After looking through some books, he paints an enormous mural of a winter field with some creeks. In the 1990's, he spends time doing aerial photography of various regions of Earth, making enormous books with printouts of the images and building an oversized library with them. Analysts claim he wants his work to grapple with Germany's past, described as an "open wound."

In the 1960's he traveled around Europe taking pictures of himself doing the Nazi Salute in front of various European momuments. He says it was to educate people about it. In his childhood he read stories about Greek Argonaut mythology. In 1990, after exhibitions in America, he built model warplanes as the Gulf War was breaking out. Two years later, he and his team moved to a new studio in the south of France. Its 200 acres of space means he can build enormous warehouses with all of his works.

The next few scenes juxtapose his younger self playing in enormous mansions and discovering his older self's work, with his older self traveling around aimlessly. This is until they both find themselves in the same room where his younger self reads poetry from the same book as the beginning of the film. Carrying his younger self to the edge of a lake, his older self remarks, "Childhood is an empty room like the beginning of the world." An old man, standing in front of an art creation, disappears from existence.

Cast

Production

Described as "immersive",[5] the film focuses on painter and sculptor Anselm Kiefer. The project illuminates his work, life journey, inspiration, creative process, and the artist's fascination with myth and history. The aim is to "blur" the boundary between film and painting.[6]

Karsten Brünig produced the documentary for Road Movies Filmproduktion.[7]

Wenders shot the film at 6K resolution and in the 3D format, which he previously utilized for his 2011 documentary Pina. It was shot over the course of two years,[8] in Germany, France and Italy.[5] Wenders called the film "a labor of love and turned out to take seven shooting periods and altogether three years to become a film like nothing I've ever done before. I think we stretched the possibilities of 3D into an unknown territory."[8]

Release

Anselm was selected to be screened in the Special Screenings section at the 76th Cannes Film Festival,[9] where it had its world premiere on 17 May 2023.[10] On the same occasion, Wenders also received an invitation to the festival's main competition for his feature film Perfect Days.[11]

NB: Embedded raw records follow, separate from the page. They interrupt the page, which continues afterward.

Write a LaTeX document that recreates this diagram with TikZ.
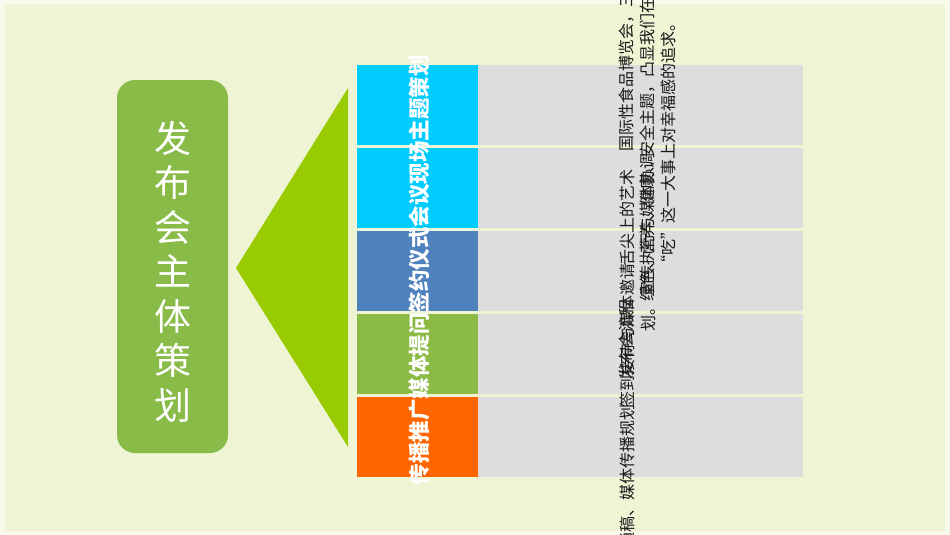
\documentclass[tikz,border=0pt]{standalone}
\usepackage{fontspec}
\newfontfamily\cjk{Noto Sans CJK SC}
\usetikzlibrary{shapes, positioning, calc}

\definecolor{bgpale}{HTML}{EFF4D5}
\definecolor{bgedge}{HTML}{F8FAEC}
\definecolor{titlegreen}{HTML}{88BB47}
\definecolor{wedgegreen}{HTML}{99CC00}
\definecolor{rowcyan}{HTML}{00CCFF}
\definecolor{rowblue}{HTML}{4F81BD}
\definecolor{rowgreen}{HTML}{8BBB45}
\definecolor{roworange}{HTML}{FF6600}
\definecolor{rowgrey}{HTML}{DDDDDD}

\begin{document}
\begin{tikzpicture}[x=1pt, y=-1pt]
  \newcommand\rowgap{3pt}
  \newcommand\desccol{627}

  \tikzset{tagbox/.style={minimum width=121pt, minimum height=80pt, inner sep=0pt, outer sep=0pt}}
  \tikzset{descbox/.style={fill=rowgrey, minimum width=325pt, minimum height=80pt, inner sep=0pt, outer sep=0pt}}
  \tikzset{taglbl/.style={rotate=90, text=white, inner sep=0pt, font=\cjk\bfseries\fontsize{21.5}{21.5}\selectfont}}
  \tikzset{desctxt/.style={rotate=90, anchor=west, inner sep=0pt, text=black!90, font=\cjk\fontsize{16}{16}\selectfont}}

  % background
  \fill[bgedge] (0,0) rectangle (950,535);
  \fill[bgpale] (5,4) rectangle (945,531);
  \useasboundingbox (0,0) rectangle (950,535);
  \clip (0,0) rectangle (950,535);

  % title
  \node[fill=titlegreen, rounded corners=18pt, minimum width=111pt, minimum height=373pt] (title) at (172.5,266.5) {};
  \node[text=white, align=center, inner sep=0pt, font=\cjk\fontsize{37}{44.5}\selectfont] (title-txt) at ($(title.center)+(0,5)$)
    {发\\布\\会\\主\\体\\策\\划};

  % wedge
  \coordinate (tip) at (236,268);
  \coordinate (wtop) at (348,88);
  \coordinate (wbot) at (348,447);
  \fill[wedgegreen] (tip) -- (wtop) -- (wbot) -- cycle;

  % rows
  \node[tagbox, fill=rowcyan, anchor=north west] (tag-1) at (357,65) {};
  \foreach \clr/\id [count=\previd from 1] in {rowcyan/2, rowblue/3, rowgreen/4, roworange/5}{
    \node[tagbox, fill=\clr, below=\rowgap of tag-\previd] (tag-\id) {};
  }
  \foreach \id in {1,...,5}{
    \node[descbox, right=0pt of tag-\id] (desc-\id) {};
  }

  % row labels
  \foreach \lbl [count=\i from 0] in {主题策划, 会议现场, 签约仪式, 媒体提问, 传播推广}{
    \node[taglbl] (lbl-\i) at (419,{98+86*\i}) {\lbl};
  }

  % descriptions
  \node[desctxt] (d-a) at (\desccol,549) {通稿、媒体传播规划};
  \node[desctxt] (d-b) at (\desccol,408) {签到接待与媒体邀请};
  \node[desctxt] (d-c) at (\desccol-1,380) {发布会流程};
  \node[desctxt] (d-d) at (\desccol,266) {舌尖上的艺术};
  \node[desctxt] (d-e) at (\desccol,152) {国际性食品博览会，三};
  \node[desctxt] (d-f) at (648,332) {划。};
  \node[desctxt] (d-g) at (648,302) {绿色、营养、健康、安全主题，凸显我们在};
  \node[desctxt] (d-h) at (647,298) {宣传执行与媒体协调};
  \node[desctxt] (d-i) at (668,272) {“吃”这一大事上对幸福感的追求。};
\end{tikzpicture}
\end{document}
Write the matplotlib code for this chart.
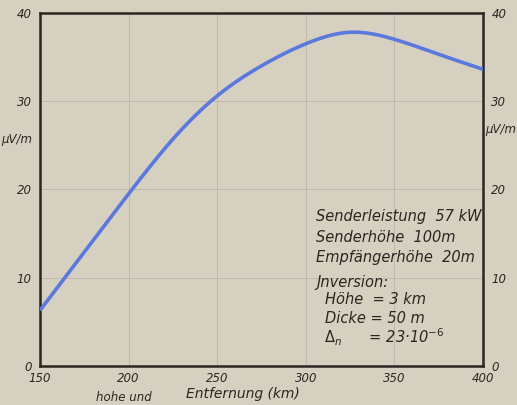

World sales were acquired by HanWay Films. DCM Film Distribution secured the distribution rights for Germany, Austria and Switzerland.[5] It was also invited at the 28th Busan International Film Festival in 'Icon' section and was screened in 6 October 2023.[12]

Anselm was theatrically released in Germany by DCM on 12 October 2023,[13] and in France by Les Films du Losange on 18 October 2023.[6] U.S. distribution rights were acquired by Sideshow and Janus Films.[8]